PySpark in Oozie

sachinkerala · September 7, 2017, 11:20am

Just curious to know any one tried to schedule PySpark Module in Oozie.
What are the fields that I need to enter here for the bellow . These fields are required for Spark Action in Oozie.

Spark Master
Mode
Main class
Jars/py files

sgiri · September 11, 2017, 4:39am

I have not yet tried in Oozie but here is my guess.

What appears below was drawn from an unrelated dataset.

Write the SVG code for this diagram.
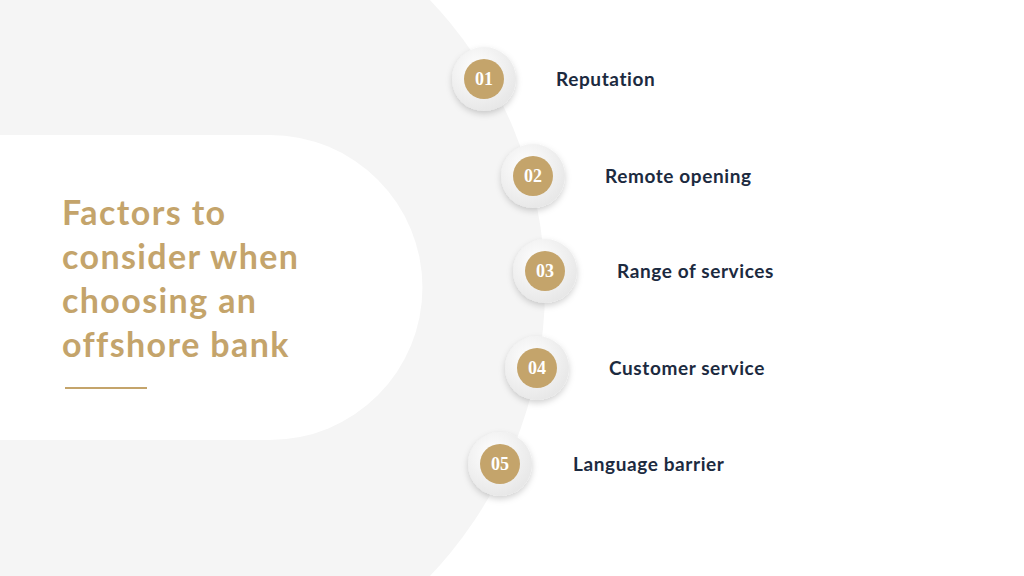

Spark master should be similar to the --master argument. The value can be “yarn” if running on Hadoop
Mode would be either the cluster or client
Main Class is the fully qualified name of the entry point
The jar/py is the location of the java/scala bundle or python program

Please note that these arguments are very similar to spark-submit arguments.

See more at https://spark.apache.org/docs/latest/submitting-applications.html
or in the Running on Cluster section of our course: https://cloudxlab.com/course/specialization/3/

sgiri · September 11, 2017, 5:22am

This just worked perfectly fine:
master: local[*]
Mode: client
AppName: Anything
Main: org.apache.spark.examples.SparkPi
jars: /usr/hdp/current/spark-client/lib/spark-examples-1.5.2.2.3.4.0-3485-hadoop2.7.1.2.3.4.0-3485.jar
arguments: 10

sgiri · September 11, 2017, 5:39am

I just created a 10min video. Here is the video of Spark running on Oozie:

sachinkerala · September 19, 2017, 6:44am

Thanks for this. This is for Java/Scala with Spark right …
But when we are submitting PySpark What should I fill on Main Class fields
I created a pySpark Job and its working perfectly fine on submitting thru spark-submit. Now When I tried thru Oozie its failing. I doubt the Fields that the fields I enter has issues . These fields are required for Spark Action in Oozie.
Capture1

sgiri · September 20, 2017, 5:30pm

Can you share your files?